Feature engineering is the process of selecting, transforming, and creating variables (features) from raw data so that machine-learning models can learn patterns more effectively. It sits between data cleaning and model training and often determines whether a project succeeds or fails.
A Kaggle survey found that top competitors spend roughly 60-70 percent of their time on data preparation and feature engineering, not on tuning fancy models. The reason is straightforward: models can only learn from what they see, and better inputs lead to better outputs.
Core Techniques
1. Encoding Categorical Variables
Machines expect numbers. Categorical values like “red,” “blue,” and “green” need to be converted. Common approaches include:
- Label encoding — assigns each category an integer. Works well for ordinal data (small / medium / large).
- One-hot encoding — creates a binary column for each category. Prevents the model from assuming an order that does not exist.
- Target encoding — replaces each category with the mean of the target variable for that group. Powerful but can overfit if not done carefully.
2. Handling Dates and Times
Raw timestamps rarely help a model. Extracting components unlocks hidden patterns:
- Day of week (sales spike on Fridays)
- Hour of day (support tickets cluster in the afternoon)
- Days since a reference event (account age since sign-up)
- Is it a holiday or weekend?
3. Mathematical Transformations
Skewed distributions confuse many algorithms. Log transforms, square roots, and Box-Cox transforms can normalize them. Ratios between existing columns often reveal relationships that raw values hide — like revenue per employee or clicks per impression.
4. Binning and Discretization
Turning a continuous variable into buckets (age ranges, income brackets) can help tree-based models and also makes features more robust to outliers.
5. Interaction Features
Multiplying or combining two features can capture relationships the model might miss on its own. For example, combining “number of rooms” and “square footage” into “average room size” gives a density metric that helps predict house prices.
How It Works in Practice
A typical workflow looks like this:
- Explore — visualize distributions, check correlations, spot missing values.
- Generate candidates — create new features from domain knowledge and the techniques above.
- Evaluate — train a simple model, check feature importance, drop weak features.
- Iterate — refine based on results, try new combinations.
Scikit-learn provides ColumnTransformer and Pipeline to chain transformations reproducibly. Pandas is the go-to tool for quick exploration and prototyping.
Common Misconception
“More features are always better.” Adding hundreds of random combinations usually hurts. It increases training time, introduces noise, and risks overfitting. Focus on features that have a logical reason to be predictive rather than brute-forcing every combination.
When to Stop
Feature engineering has diminishing returns. If adding new features no longer improves validation scores, it is time to move on to model selection and tuning. Keep the pipeline simple enough that a teammate can understand it three months later.

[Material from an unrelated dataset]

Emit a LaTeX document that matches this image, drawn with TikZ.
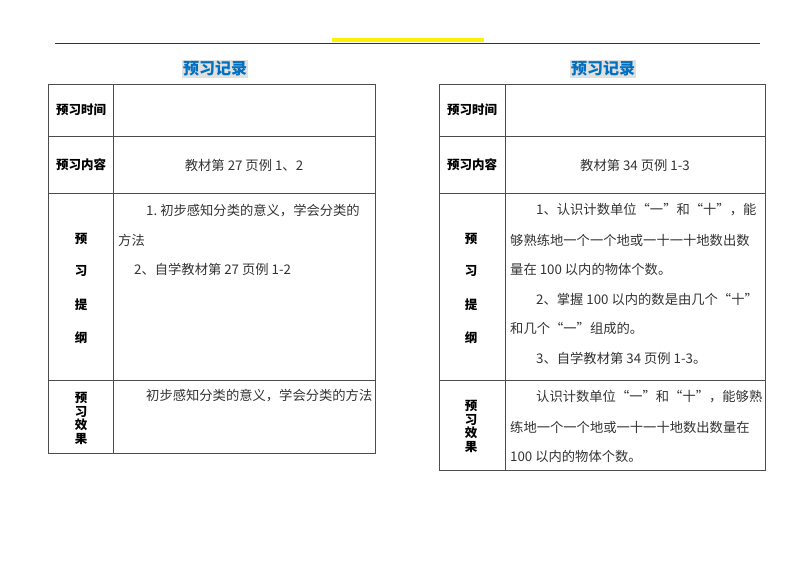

One thing to remember: The best feature engineers combine domain knowledge with systematic experimentation — knowing why a feature should matter is just as important as measuring whether it does.
See Also
- Feature Engineering Why the way you describe your data to a machine learning model matters more than which model you choose — the art of turning raw data into something AI can actually learn from.
- Python Data Augmentation See how making clever copies of your data teaches a computer to handle surprises it has never seen before.
- Activation Functions Why neural networks need these tiny mathematical functions — and how ReLU's simplicity accidentally made deep learning possible.
- Ai Agents Architecture How AI systems go from answering questions to actually doing things — the design patterns that turn language models into autonomous agents that browse, code, and plan.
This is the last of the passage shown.